José María Angresola Jiménez (born 24 January 1989), commonly known as Mossa, is a Spanish retired footballer who played as a left-back, and is the current assistant manager of SD Huesca.

Club career
Born in Valencia, Valencian Community, Mossa graduated from local Levante UD's youth system, and made his senior debuts with the reserves in the 2007–08 campaign, in the Segunda División B. On 6 December 2008, he played his first match as a professional, coming on as a late substitute in a 3–1 home win against Albacete Balompié in the Segunda División.

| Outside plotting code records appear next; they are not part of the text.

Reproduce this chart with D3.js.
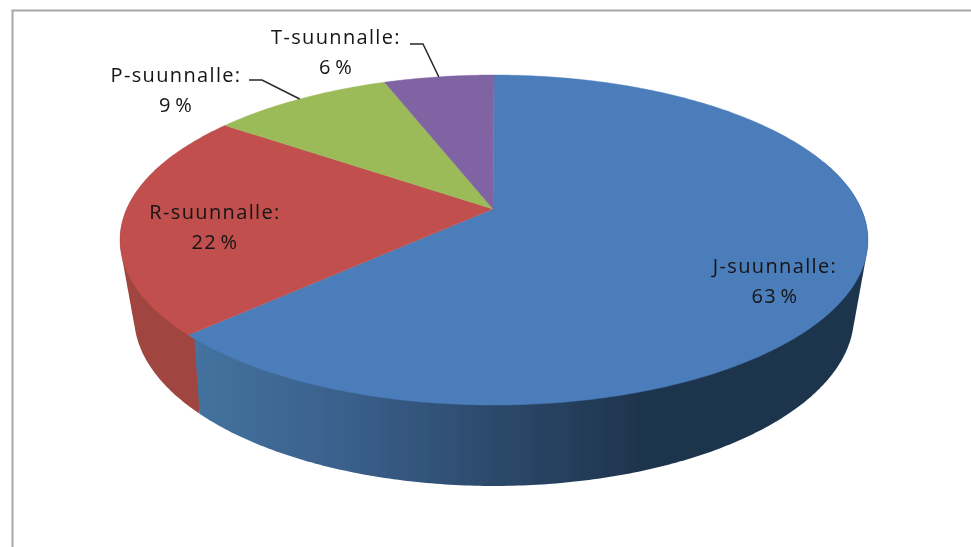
<!DOCTYPE html>
<html><head><meta charset="utf-8">
<script src="https://cdn.jsdelivr.net/npm/d3@7/dist/d3.min.js"></script>
<style>html,body{margin:0;padding:0;background:#fff;overflow:hidden}svg{display:block}
text{font-family:"Open Sans",sans-serif;font-size:20px;letter-spacing:1.35px;word-spacing:-3px;fill:#141414;text-anchor:middle}</style>
</head><body><script>
const categories = ["J-suunnalle:", "R-suunnalle:", "P-suunnalle:", "T-suunnalle:"];
const values = [62.9, 22.0, 9.4, 5.7];
const percentLabels = ["63 %", "22 %", "9 %", "6 %"];
const colors = ["#4c7dba", "#c0504d", "#9bbb59", "#8064a2"];
const labelPos = [[775,273,303],[215,219,249],[176,82,112],[336,44,74]];

const W=971,H=547;
const svg=d3.select("body").append("svg").attr("width",W).attr("height",H);
const defs=svg.append("defs");
defs.append("filter").attr("id","soft").attr("x","-5%").attr("y","-5%").attr("width","110%").attr("height","110%")
  .append("feGaussianBlur").attr("stdDeviation",0.6);
const root=svg.append("g").attr("filter","url(#soft)");

// chart frame
root.append("path").attr("d",d3.line()([[12.5,H+5],[12.5,10.5],[W+5,10.5]]))
  .attr("fill","none").attr("stroke","#a8a8a8").attr("stroke-width",2);

// perspective projection of the pie disc
const k=0.188;
const cx=494;
const project=(c,a,s)=>ang=>{const u=Math.sin(ang),v=Math.cos(ang),w=1+k*v;return [cx+s*u/w,c-a*v/w];};
const topRim=project(209,159.2,367.3), botRim=project(284,164,353.6);
const pie=d3.pie().sort(null).value(d=>d);
const arcs=pie(values);
const line=d3.line();
const sample=(a0,a1,fn)=>{const n=Math.max(4,Math.ceil(Math.abs(a1-a0)*90));return d3.range(n+1).map(i=>fn(a0+(a1-a0)*i/n));};

// walls: hull of the upper and lower rim over the front-facing stretch of each slice
const startWall=Math.PI*0.4, endWall=Math.PI*1.62;
const grad=defs.append("linearGradient").attr("id","blueWall").attr("gradientUnits","userSpaceOnUse")
  .attr("x1",190).attr("x2",640).attr("y1",0).attr("y2",0);
[[0,"#44739f"],[0.35,"#3a5f8b"],[0.7,"#2b4869"],[1,"#1f344e"]].forEach(s=>grad.append("stop").attr("offset",s[0]).attr("stop-color",s[1]));
const wallFill=["url(#blueWall)","#a0453f"];
arcs.slice(0,2).forEach((d,i)=>{
  const a0=Math.max(d.startAngle,startWall), a1=Math.min(d.endAngle,endWall);
  if(a1<=a0) return;
  const hull=d3.polygonHull(sample(a0,a1,topRim).concat(sample(a1,a0,botRim)));
  root.append("path").attr("d",line(hull)+"Z").attr("fill",wallFill[i]);
});

// top faces
arcs.forEach((d,i)=>{
  const apex=[cx-1,209];
  root.append("path").attr("d",line([apex].concat(sample(d.startAngle,d.endAngle,topRim)))+"Z")
    .attr("fill",colors[i]).attr("stroke",colors[i]).attr("stroke-width",0.4);
});

// leader lines
const leader=[null,null,[249,262,80],[410,423,44]];
arcs.forEach((d,i)=>{
  if(!leader[i]) return;
  const end=topRim((d.startAngle+d.endAngle)/2);
  root.append("path").attr("d",line([[leader[i][0],leader[i][2]],[leader[i][1],leader[i][2]],end]))
    .attr("fill","none").attr("stroke","#2a2a2a").attr("stroke-width",1.5);
});

// labels
categories.forEach((c,i)=>{
  const p=labelPos[i];
  root.append("text").attr("x",p[0]).attr("y",p[1]).text(c);
  root.append("text").attr("x",p[0]).attr("y",p[2]).text(percentLabels[i]);
});
</script></body></html>
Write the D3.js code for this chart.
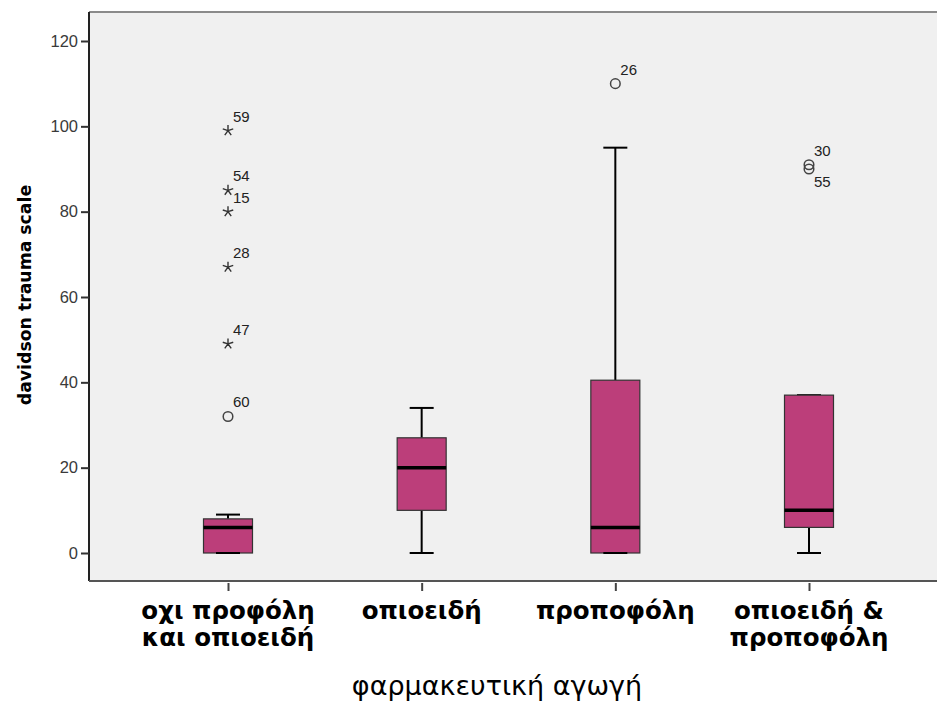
<!DOCTYPE html>
<html>
<head>
<meta charset="utf-8">
<script src="https://cdn.jsdelivr.net/npm/d3@7"></script>
<style>
    body { margin: 0; background: #fff; }
    svg { display: block; }
</style>
</head>
<body>
<svg id="chart" width="937" height="704"></svg>
<script>
// data
const categories = ["g1", "g2", "g3", "g4"];
const categoryLabels = [["οχι προφόλη", "και οπιοειδή"], ["οπιοειδή"], ["προποφόλη"], ["οπιοειδή &", "προποφόλη"]];
const whiskerLow = [0, 0, 0, 0];
const q1 = [0, 10, 0, 6];
const median = [6, 20, 6, 10];
const q3 = [8, 27, 40.5, 37];
const whiskerHigh = [9, 34, 95, 37];
// outliers: [category index, value, case id, kind, label side]
const outliers = [
    [0, 32, "60", "circle", "up"],
    [0, 49, "47", "star", "up"],
    [0, 67, "28", "star", "up"],
    [0, 80, "15", "star", "up"],
    [0, 85, "54", "star", "up"],
    [0, 99, "59", "star", "up"],
    [2, 110, "26", "circle", "up"],
    [3, 91, "30", "circle", "up"],
    [3, 90, "55", "circle", "down"]
];
const yTicks = [0, 20, 40, 60, 80, 100, 120];

const svg = d3.select("#chart");
const plotLeft = 89, plotTop = 12, plotBottom = 581, plotRight = 937;

const y = d3.scaleLinear().domain([0, 120]).range([553, 41]);
const x = d3.scalePoint().domain(categories).range([228, 809]);

// plot background
svg.append("rect")
    .attr("x", plotLeft).attr("y", plotTop)
    .attr("width", plotRight - plotLeft).attr("height", plotBottom - plotTop)
    .attr("fill", "#f0f0f0");
svg.append("line")
    .attr("x1", plotLeft).attr("x2", plotRight).attr("y1", plotTop).attr("y2", plotTop)
    .attr("stroke", "#8a8a8a").attr("stroke-width", 2);

// y axis
const yAxis = svg.append("g")
    .attr("transform", `translate(${plotLeft},0)`)
    .call(d3.axisLeft(y).tickValues(yTicks).tickSize(8).tickPadding(3));
yAxis.select(".domain").attr("d", `M0,${plotTop}V${plotBottom}`).attr("stroke", "#222").attr("stroke-width", 2);
yAxis.selectAll(".tick line").attr("stroke", "#333").attr("stroke-width", 2);
yAxis.selectAll(".tick text")
    .attr("font-family", "Liberation Sans, Arial, sans-serif")
    .attr("font-size", 16.5).attr("fill", "#3a3a3a");

// x axis
const xAxis = svg.append("g")
    .attr("transform", `translate(0,${plotBottom})`)
    .call(d3.axisBottom(x).tickSize(10).tickFormat(""));
xAxis.select(".domain").attr("d", `M${plotLeft},0H${plotRight}`).attr("stroke", "#555").attr("stroke-width", 2);
xAxis.selectAll(".tick line").attr("stroke", "#444").attr("stroke-width", 2).attr("y1", 2);

const labelGroups = svg.append("g")
    .selectAll("text")
    .data(categories)
    .join("text")
    .attr("font-family", "DejaVu Sans, Verdana, sans-serif")
    .attr("font-weight", "bold")
    .attr("font-size", 24.5)
    .attr("fill", "#000")
    .attr("text-anchor", "middle");
labelGroups.each(function (c, i) {
    d3.select(this).selectAll("tspan")
        .data(categoryLabels[i])
        .join("tspan")
        .attr("x", x(c))
        .attr("y", (d, j) => 619 + j * 26.5)
        .text(d => d);
});

// axis titles
svg.append("text")
    .attr("x", 497).attr("y", 695)
    .attr("text-anchor", "middle")
    .attr("font-family", "DejaVu Sans, Verdana, sans-serif")
    .attr("font-size", 27)
    .attr("fill", "#000")
    .text("φαρμακευτική αγωγή");
svg.append("text")
    .attr("transform", "translate(31,295) rotate(-90)")
    .attr("text-anchor", "middle")
    .attr("font-family", "DejaVu Sans, Verdana, sans-serif")
    .attr("font-weight", "bold")
    .attr("font-size", 17.3)
    .attr("fill", "#000")
    .text("davidson trauma scale");

// boxes
const boxW = 49, capW = 24;
const boxes = svg.append("g")
    .selectAll("g")
    .data(categories)
    .join("g");
boxes.append("line")
    .attr("x1", d => x(d)).attr("x2", d => x(d))
    .attr("y1", (d, i) => y(whiskerHigh[i])).attr("y2", (d, i) => y(q3[i]))
    .attr("stroke", "#000").attr("stroke-width", 2);
boxes.append("line")
    .attr("x1", d => x(d)).attr("x2", d => x(d))
    .attr("y1", (d, i) => y(q1[i])).attr("y2", (d, i) => y(whiskerLow[i]))
    .attr("stroke", "#000").attr("stroke-width", 2);
boxes.append("line")
    .attr("x1", d => x(d) - capW / 2).attr("x2", d => x(d) + capW / 2)
    .attr("y1", (d, i) => y(whiskerHigh[i])).attr("y2", (d, i) => y(whiskerHigh[i]))
    .attr("stroke", "#000").attr("stroke-width", 2);
boxes.append("rect")
    .attr("x", d => x(d) - boxW / 2)
    .attr("y", (d, i) => y(q3[i]))
    .attr("width", boxW)
    .attr("height", (d, i) => y(q1[i]) - y(q3[i]))
    .attr("fill", "#bc3e7a")
    .attr("stroke", "#333").attr("stroke-width", 1.2);
boxes.append("line")
    .attr("x1", d => x(d) - capW / 2).attr("x2", d => x(d) + capW / 2)
    .attr("y1", (d, i) => y(whiskerLow[i])).attr("y2", (d, i) => y(whiskerLow[i]))
    .attr("stroke", "#000").attr("stroke-width", 2);
boxes.append("line")
    .attr("x1", d => x(d) - boxW / 2).attr("x2", d => x(d) + boxW / 2)
    .attr("y1", (d, i) => y(median[i])).attr("y2", (d, i) => y(median[i]))
    .attr("stroke", "#000").attr("stroke-width", 3.5);

// outliers
const outG = svg.append("g")
    .selectAll("g")
    .data(outliers)
    .join("g")
    .attr("transform", d => `translate(${x(categories[d[0]])},${y(d[1])})`);
outG.filter(d => d[3] === "circle")
    .append("circle")
    .attr("r", 4.8)
    .attr("fill", "none")
    .attr("stroke", "#444").attr("stroke-width", 1.5);
const starPath = d3.range(5).map(k => {
    const a = -Math.PI / 2 + k * 2 * Math.PI / 5;
    return `M0,0L${(5.5 * Math.cos(a)).toFixed(2)},${(5.5 * Math.sin(a)).toFixed(2)}`;
}).join("");
outG.filter(d => d[3] === "star")
    .append("path")
    .attr("d", starPath)
    .attr("stroke", "#333").attr("stroke-width", 1.4)
    .attr("fill", "none");
outG.append("text")
    .attr("x", 5)
    .attr("y", d => d[4] === "up" ? -9 : 18)
    .attr("font-family", "Liberation Sans, Arial, sans-serif")
    .attr("font-size", 15)
    .attr("fill", "#222")
    .text(d => d[2]);
</script>
</body>
</html>
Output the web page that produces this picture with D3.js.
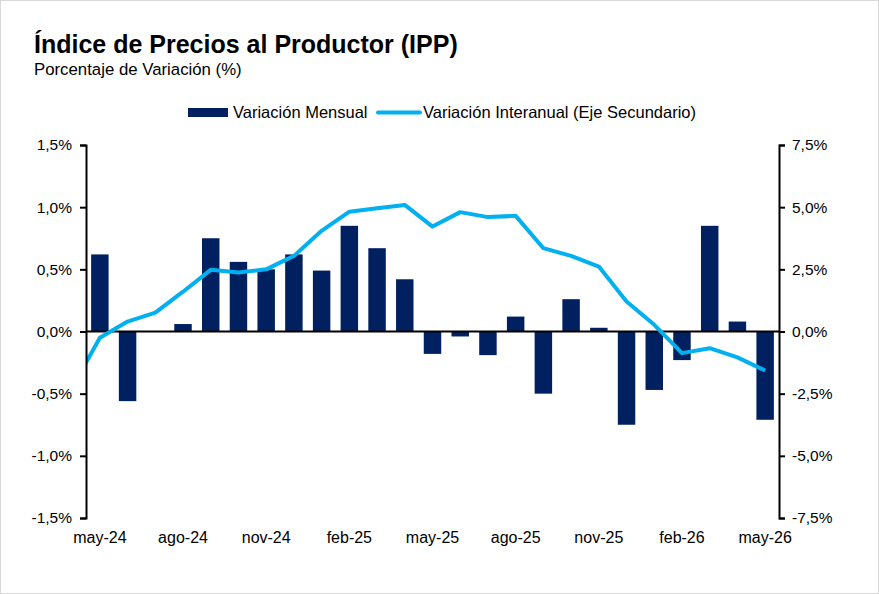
<!DOCTYPE html>
<html>
<head>
<meta charset="utf-8">
<script src="https://cdn.jsdelivr.net/npm/d3@7"></script>
<style>
  body { margin: 0; background: #fff; }
  svg { display: block; }
</style>
</head>
<body>
<svg width="879" height="594"></svg>
<script>
// meses (abr-24 solo para el tramo inicial de la línea, queda recortado)
const months = ["abr-24","may-24","jun-24","jul-24","ago-24","sep-24","oct-24","nov-24","dic-24",
  "ene-25","feb-25","mar-25","abr-25","may-25","jun-25","jul-25","ago-25","sep-25","oct-25",
  "nov-25","dic-25","ene-26","feb-26","mar-26","abr-26","may-26"];
const mensual = [null, 0.62, -0.56, 0.00, 0.06, 0.75, 0.56, 0.50, 0.62,
  0.49, 0.85, 0.67, 0.42, -0.18, -0.04, -0.19, 0.12, -0.50, 0.26,
  0.03, -0.75, -0.47, -0.23, 0.85, 0.08, -0.71];
const interanual = [-2.25, -0.25, 0.40, 0.76, 1.60, 2.48, 2.37, 2.50, 3.04,
  4.05, 4.82, 4.96, 5.09, 4.22, 4.80, 4.60, 4.65, 3.35, 3.04,
  2.61, 1.21, 0.27, -0.87, -0.67, -1.04, -1.57];
const tickLabels = ["may-24","ago-24","nov-24","feb-25","may-25","ago-25","nov-25","feb-26","may-26"];
const leftTicks = [-1.5, -1.0, -0.5, 0, 0.5, 1.0, 1.5];
const rightTicks = [-7.5, -5.0, -2.5, 0, 2.5, 5.0, 7.5];

const svg = d3.select("svg");
const plotL = 86, plotR = 779, plotT = 145, plotB = 518;
const narrow = "'Liberation Sans Narrow', 'Arial Narrow', 'Liberation Sans', Arial, sans-serif";
const regular = "'Liberation Sans', Arial, sans-serif";

// borde
svg.append("rect").attr("x", 0.5).attr("y", 0.5).attr("width", 878).attr("height", 593)
  .attr("fill", "#fff").attr("stroke", "#d9d9d9");

// título
svg.append("text").attr("x", 34).attr("y", 53).text("Índice de Precios al Productor (IPP)")
  .style("font-family", narrow).style("font-weight", "bold").style("font-size", "25px");
svg.append("text").attr("x", 34).attr("y", 75).text("Porcentaje de Variación (%)")
  .style("font-family", narrow).style("font-size", "16.8px");

const step = (plotR - plotL) / (months.length - 1);
const x = d3.scaleBand().domain(months).range([plotL - step, plotR]).paddingInner(0.37).paddingOuter(0.185);
const y = d3.scaleLinear().domain([-1.5, 1.5]).range([plotB, plotT]);
const y2 = d3.scaleLinear().domain([-7.5, 7.5]).range([plotB, plotT]);

svg.append("clipPath").attr("id", "plot").append("rect")
  .attr("x", plotL).attr("y", plotT - 10).attr("width", plotR - plotL).attr("height", plotB - plotT + 20);

// barras
const barData = months.map((m, i) => ({ m, v: mensual[i] })).filter(d => d.v !== null);
svg.append("g").selectAll("rect").data(barData).enter().append("rect")
  .attr("x", d => x(d.m))
  .attr("width", x.bandwidth())
  .attr("y", d => y(Math.max(0, d.v)))
  .attr("height", d => Math.abs(y(d.v) - y(0)))
  .attr("fill", "#002060");

// eje cero
svg.append("line").attr("x1", plotL).attr("x2", plotR).attr("y1", y(0)).attr("y2", y(0))
  .attr("stroke", "#000").attr("stroke-width", 2);

// línea interanual
const line = d3.line().x((d, i) => x(months[i]) + x.bandwidth() / 2).y(d => y2(d));
svg.append("path").datum(interanual)
  .attr("clip-path", "url(#plot)")
  .attr("d", line).attr("fill", "none").attr("stroke", "#00B0F0")
  .attr("stroke-width", 4).attr("stroke-linejoin", "round");

// ejes
const fmt = d => d3.format(".1f")(d).replace(".", ",").replace("\u2212", "-") + "%";
const gl = svg.append("g").attr("transform", `translate(${plotL},0)`)
  .call(d3.axisLeft(y).tickValues(leftTicks).tickFormat(fmt).tickSize(6).tickPadding(8));
const gr = svg.append("g").attr("transform", `translate(${plotR},0)`)
  .call(d3.axisRight(y2).tickValues(rightTicks).tickFormat(fmt).tickSize(6).tickPadding(7));
[gl, gr].forEach(g => {
  g.select(".domain").attr("stroke", "#000").attr("stroke-width", 2);
  g.selectAll(".tick line").attr("stroke", "#000").attr("stroke-width", 2);
  g.selectAll("text").style("font-family", regular).style("font-size", "15.5px").attr("fill", "#000");
});

const gx = svg.append("g").attr("transform", `translate(0,${plotB})`)
  .call(d3.axisBottom(x).tickValues(tickLabels).tickSize(0).tickPadding(14));
gx.select(".domain").remove();
gx.selectAll("text").style("font-family", regular).style("font-size", "16px").attr("fill", "#000");

// leyenda
const lg = svg.append("g");
lg.append("rect").attr("x", 188).attr("y", 108).attr("width", 40).attr("height", 9).attr("fill", "#002060");
lg.append("text").attr("x", 233).attr("y", 118).text("Variación Mensual")
  .style("font-family", narrow).style("font-size", "16.5px");
lg.append("line").attr("x1", 378).attr("x2", 420).attr("y1", 112.5).attr("y2", 112.5)
  .attr("stroke", "#00B0F0").attr("stroke-width", 4).attr("stroke-linecap", "round");
lg.append("text").attr("x", 423).attr("y", 118).text("Variación Interanual (Eje Secundario)")
  .style("font-family", narrow).style("font-size", "16.5px");
</script>
</body>
</html>
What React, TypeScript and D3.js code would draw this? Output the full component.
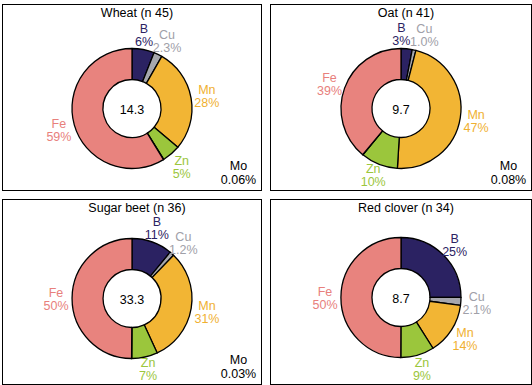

On 20 June of the following year Mossa was handed his first start, playing the full 90 minutes in a 2–2 home draw against UD Las Palmas. He continued to appear regularly with the B-side in the Tercera División, however.

On 5 July 2011, Mossa signed a two-year deal with another reserve team, Valencia CF Mestalla. A year later, however, he returned to his previous club's B-side, now back to the third level.

On 7 July 2014, Mossa joined Gimnàstic de Tarragona, in the same division. He appeared in 37 matches during the season, as his club returned to the second level after a three-year absence.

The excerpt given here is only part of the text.